─── Material

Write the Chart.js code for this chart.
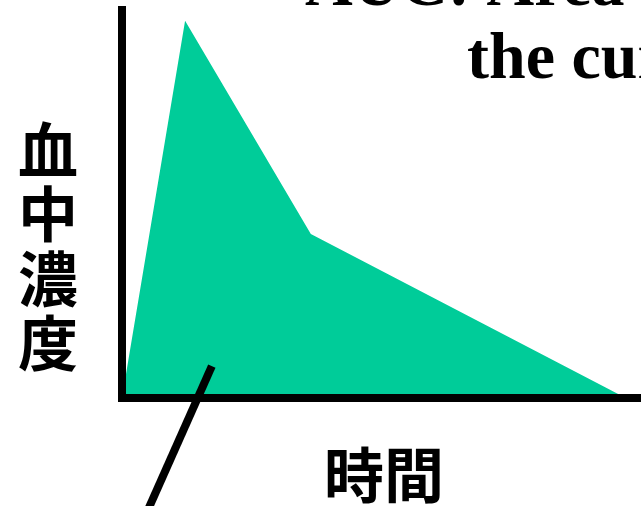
<!DOCTYPE html>
<html>
<head>
<meta charset="utf-8">
<script src="https://cdn.jsdelivr.net/npm/chart.js@4/dist/chart.umd.min.js"></script>
<style>
  html, body { margin: 0; padding: 0; background: #fff; }
  #wrap { width: 641px; height: 506px; }
</style>
</head>
<body>
<div id="wrap"><canvas id="auc"></canvas></div>
<script>
// Datos de la curva (tiempo en horas, concentración en %)
const tiempo = [0, 1.58, 4.73, 12.62];
const concentracion = [0, 97.2, 42.3, 0];

// Línea indicadora del área
const flechaX = [2.25, 0.6];
const flechaY = [8.2, -30];

const tituloLineas = ['AUC: Area under', 'the curve'];
const etiquetaY = ['血', '中', '濃', '度'];
const etiquetaX = '時間';

const verde = '#00CC99';

// Plugin para los textos fuera del área del gráfico
const textos = {
    id: 'textos',
    afterDraw(chart) {
        const ctx = chart.ctx;
        ctx.save();
        ctx.fillStyle = '#000';

        // Título (cortado en el borde superior)
        ctx.font = 'bold 66px "Liberation Serif", "Times New Roman", serif';
        ctx.textAlign = 'left';
        ctx.textBaseline = 'alphabetic';
        ctx.fillText(tituloLineas[0], 305, 5);
        ctx.fillText(tituloLineas[1], 467, 78);

        // Eje Y en vertical, un carácter por línea
        ctx.font = 'bold 60px "Noto Sans CJK JP", sans-serif';
        ctx.textAlign = 'center';
        ctx.textBaseline = 'middle';
        etiquetaY.forEach((c, i) => {
            ctx.fillText(c, 48, 150 + i * 64.5);
        });

        // Eje X
        ctx.fillText(etiquetaX, 384, 475);
        ctx.restore();
    }
};

const ctx = document.getElementById('auc').getContext('2d');
new Chart(ctx, {
    type: 'line',
    data: {
        datasets: [{
            // la flecha va primero para quedar encima del área
            data: flechaX.map((x, i) => ({x: x, y: flechaY[i]})),
            borderColor: '#000',
            borderWidth: 8,
            borderCapStyle: 'butt',
            pointRadius: 0,
            fill: false,
            clip: false
        }, {
            data: tiempo.map((t, i) => ({x: t, y: concentracion[i]})),
            backgroundColor: verde,
            borderWidth: 0,
            pointRadius: 0,
            fill: 'origin',
            tension: 0
        }]
    },
    options: {
        responsive: true,
        maintainAspectRatio: false,
        animation: false,
        layout: {
            padding: {left: 122, top: 10, right: 0, bottom: 108}
        },
        plugins: {
            legend: {display: false},
            tooltip: {enabled: false}
        },
        scales: {
            x: {
                type: 'linear',
                min: 0,
                max: 13,
                grid: {display: false, drawTicks: false, tickLength: 0},
                ticks: {display: false},
                // z para que los ejes queden por encima del área verde
                border: {display: true, color: '#000', width: 8, z: 2}
            },
            y: {
                min: 0,
                max: 100,
                grid: {display: false, drawTicks: false, tickLength: 0},
                ticks: {display: false},
                border: {display: true, color: '#000', width: 8, z: 2}
            }
        }
    },
    plugins: [textos]
});
</script>
</body>
</html>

──────

Reproduce the listing exactly. Leave its pictures out.

Write the Chart.js code for this chart.
<!DOCTYPE html>
<html>
<head>
<meta charset="utf-8">
<script src="https://cdn.jsdelivr.net/npm/chart.js@4/dist/chart.umd.min.js"></script>
<style>
  html, body { margin: 0; padding: 0; background: #fff; }
  #wrap { width: 641px; height: 506px; }
</style>
</head>
<body>
<div id="wrap"><canvas id="auc"></canvas></div>
<script>
// Datos de la curva (tiempo en horas, concentración en %)
const tiempo = [0, 1.58, 4.73, 12.62];
const concentracion = [0, 97.2, 42.3, 0];

// Línea indicadora del área
const flechaX = [2.25, 0.6];
const flechaY = [8.2, -30];

const tituloLineas = ['AUC: Area under', 'the curve'];
const etiquetaY = ['血', '中', '濃', '度'];
const etiquetaX = '時間';

const verde = '#00CC99';

// Plugin para los textos fuera del área del gráfico
const textos = {
    id: 'textos',
    afterDraw(chart) {
        const ctx = chart.ctx;
        ctx.save();
        ctx.fillStyle = '#000';

        // Título (cortado en el borde superior)
        ctx.font = 'bold 66px "Liberation Serif", "Times New Roman", serif';
        ctx.textAlign = 'left';
        ctx.textBaseline = 'alphabetic';
        ctx.fillText(tituloLineas[0], 305, 5);
        ctx.fillText(tituloLineas[1], 467, 78);

        // Eje Y en vertical, un carácter por línea
        ctx.font = 'bold 60px "Noto Sans CJK JP", sans-serif';
        ctx.textAlign = 'center';
        ctx.textBaseline = 'middle';
        etiquetaY.forEach((c, i) => {
            ctx.fillText(c, 48, 150 + i * 64.5);
        });

        // Eje X
        ctx.fillText(etiquetaX, 384, 475);
        ctx.restore();
    }
};

const ctx = document.getElementById('auc').getContext('2d');
new Chart(ctx, {
    type: 'line',
    data: {
        datasets: [{
            // la flecha va primero para quedar encima del área
            data: flechaX.map((x, i) => ({x: x, y: flechaY[i]})),
            borderColor: '#000',
            borderWidth: 8,
            borderCapStyle: 'butt',
            pointRadius: 0,
            fill: false,
            clip: false
        }, {
            data: tiempo.map((t, i) => ({x: t, y: concentracion[i]})),
            backgroundColor: verde,
            borderWidth: 0,
            pointRadius: 0,
            fill: 'origin',
            tension: 0
        }]
    },
    options: {
        responsive: true,
        maintainAspectRatio: false,
        animation: false,
        layout: {
            padding: {left: 122, top: 10, right: 0, bottom: 108}
        },
        plugins: {
            legend: {display: false},
            tooltip: {enabled: false}
        },
        scales: {
            x: {
                type: 'linear',
                min: 0,
                max: 13,
                grid: {display: false, drawTicks: false, tickLength: 0},
                ticks: {display: false},
                // z para que los ejes queden por encima del área verde
                border: {display: true, color: '#000', width: 8, z: 2}
            },
            y: {
                min: 0,
                max: 100,
                grid: {display: false, drawTicks: false, tickLength: 0},
                ticks: {display: false},
                border: {display: true, color: '#000', width: 8, z: 2}
            }
        }
    },
    plugins: [textos]
});
</script>
</body>
</html>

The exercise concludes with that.